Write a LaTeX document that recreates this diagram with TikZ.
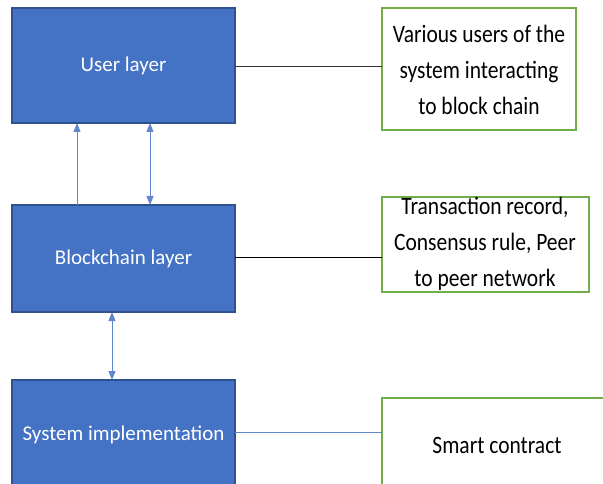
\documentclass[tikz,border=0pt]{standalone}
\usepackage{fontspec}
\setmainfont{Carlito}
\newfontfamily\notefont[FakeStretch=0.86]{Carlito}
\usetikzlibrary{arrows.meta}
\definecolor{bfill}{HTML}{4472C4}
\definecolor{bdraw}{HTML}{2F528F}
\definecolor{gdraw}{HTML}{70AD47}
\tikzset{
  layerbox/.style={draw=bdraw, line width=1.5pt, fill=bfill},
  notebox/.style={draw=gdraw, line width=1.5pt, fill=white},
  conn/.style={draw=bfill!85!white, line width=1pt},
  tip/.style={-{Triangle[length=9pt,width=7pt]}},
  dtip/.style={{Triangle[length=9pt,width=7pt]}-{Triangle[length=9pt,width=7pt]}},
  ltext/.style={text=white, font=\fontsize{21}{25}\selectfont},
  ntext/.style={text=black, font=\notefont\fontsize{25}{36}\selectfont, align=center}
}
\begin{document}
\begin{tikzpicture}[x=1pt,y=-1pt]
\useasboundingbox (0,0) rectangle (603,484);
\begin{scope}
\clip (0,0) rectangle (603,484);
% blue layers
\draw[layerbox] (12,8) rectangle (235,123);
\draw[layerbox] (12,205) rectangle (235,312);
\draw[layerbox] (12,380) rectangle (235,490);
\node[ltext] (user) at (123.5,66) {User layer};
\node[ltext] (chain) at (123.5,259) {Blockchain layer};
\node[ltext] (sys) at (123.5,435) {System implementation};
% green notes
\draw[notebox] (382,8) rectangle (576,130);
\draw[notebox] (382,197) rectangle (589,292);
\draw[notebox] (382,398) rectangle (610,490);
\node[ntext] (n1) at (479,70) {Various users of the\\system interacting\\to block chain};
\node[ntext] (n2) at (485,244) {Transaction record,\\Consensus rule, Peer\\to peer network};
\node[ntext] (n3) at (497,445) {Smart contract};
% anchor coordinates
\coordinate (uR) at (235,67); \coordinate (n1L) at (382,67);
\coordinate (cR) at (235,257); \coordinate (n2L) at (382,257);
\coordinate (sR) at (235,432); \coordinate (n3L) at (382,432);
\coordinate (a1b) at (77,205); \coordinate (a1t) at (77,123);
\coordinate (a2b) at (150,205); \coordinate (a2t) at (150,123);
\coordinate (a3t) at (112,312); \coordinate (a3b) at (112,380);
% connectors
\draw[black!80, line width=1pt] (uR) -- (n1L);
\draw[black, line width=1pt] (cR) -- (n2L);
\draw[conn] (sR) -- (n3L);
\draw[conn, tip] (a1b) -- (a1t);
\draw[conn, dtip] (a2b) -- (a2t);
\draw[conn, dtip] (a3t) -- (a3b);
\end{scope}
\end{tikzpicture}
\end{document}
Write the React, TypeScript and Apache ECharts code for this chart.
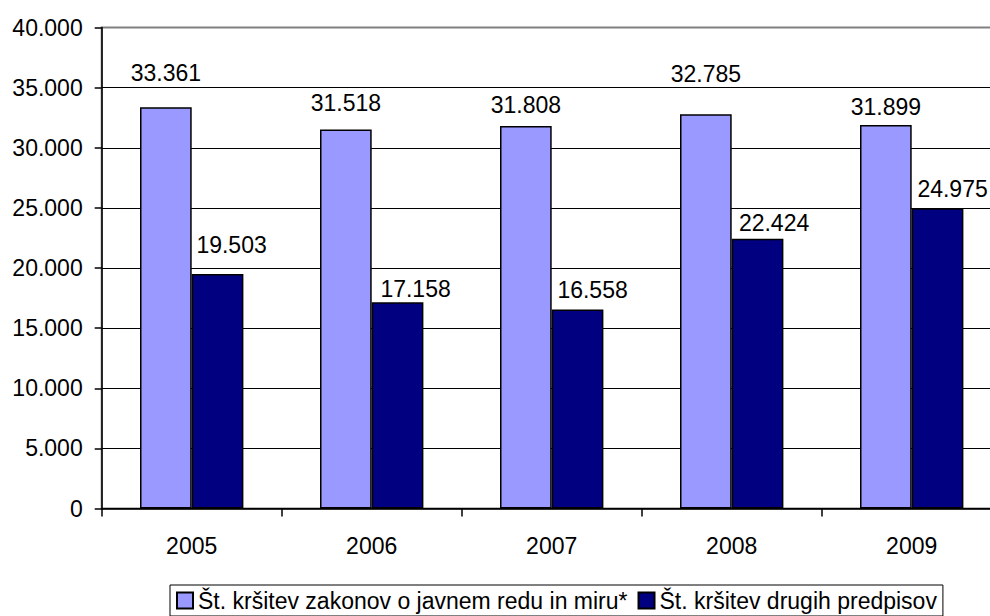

· · · ·

TASK OBJECTIVE: Pictures don't belong in the copy. Transcribe every record exactly as it appears.

SOLVED PROBLEM:
Write a LaTeX document that recreates this diagram with TikZ.
\documentclass[tikz,border=0pt]{standalone}
\usepackage{fontspec}
\setmainfont{Carlito}
\newfontfamily\notefont[FakeStretch=0.86]{Carlito}
\usetikzlibrary{arrows.meta}
\definecolor{bfill}{HTML}{4472C4}
\definecolor{bdraw}{HTML}{2F528F}
\definecolor{gdraw}{HTML}{70AD47}
\tikzset{
  layerbox/.style={draw=bdraw, line width=1.5pt, fill=bfill},
  notebox/.style={draw=gdraw, line width=1.5pt, fill=white},
  conn/.style={draw=bfill!85!white, line width=1pt},
  tip/.style={-{Triangle[length=9pt,width=7pt]}},
  dtip/.style={{Triangle[length=9pt,width=7pt]}-{Triangle[length=9pt,width=7pt]}},
  ltext/.style={text=white, font=\fontsize{21}{25}\selectfont},
  ntext/.style={text=black, font=\notefont\fontsize{25}{36}\selectfont, align=center}
}
\begin{document}
\begin{tikzpicture}[x=1pt,y=-1pt]
\useasboundingbox (0,0) rectangle (603,484);
\begin{scope}
\clip (0,0) rectangle (603,484);
% blue layers
\draw[layerbox] (12,8) rectangle (235,123);
\draw[layerbox] (12,205) rectangle (235,312);
\draw[layerbox] (12,380) rectangle (235,490);
\node[ltext] (user) at (123.5,66) {User layer};
\node[ltext] (chain) at (123.5,259) {Blockchain layer};
\node[ltext] (sys) at (123.5,435) {System implementation};
% green notes
\draw[notebox] (382,8) rectangle (576,130);
\draw[notebox] (382,197) rectangle (589,292);
\draw[notebox] (382,398) rectangle (610,490);
\node[ntext] (n1) at (479,70) {Various users of the\\system interacting\\to block chain};
\node[ntext] (n2) at (485,244) {Transaction record,\\Consensus rule, Peer\\to peer network};
\node[ntext] (n3) at (497,445) {Smart contract};
% anchor coordinates
\coordinate (uR) at (235,67); \coordinate (n1L) at (382,67);
\coordinate (cR) at (235,257); \coordinate (n2L) at (382,257);
\coordinate (sR) at (235,432); \coordinate (n3L) at (382,432);
\coordinate (a1b) at (77,205); \coordinate (a1t) at (77,123);
\coordinate (a2b) at (150,205); \coordinate (a2t) at (150,123);
\coordinate (a3t) at (112,312); \coordinate (a3b) at (112,380);
% connectors
\draw[black!80, line width=1pt] (uR) -- (n1L);
\draw[black, line width=1pt] (cR) -- (n2L);
\draw[conn] (sR) -- (n3L);
\draw[conn, tip] (a1b) -- (a1t);
\draw[conn, dtip] (a2b) -- (a2t);
\draw[conn, dtip] (a3t) -- (a3b);
\end{scope}
\end{tikzpicture}
\end{document}
Write the React, TypeScript and Apache ECharts code for this chart.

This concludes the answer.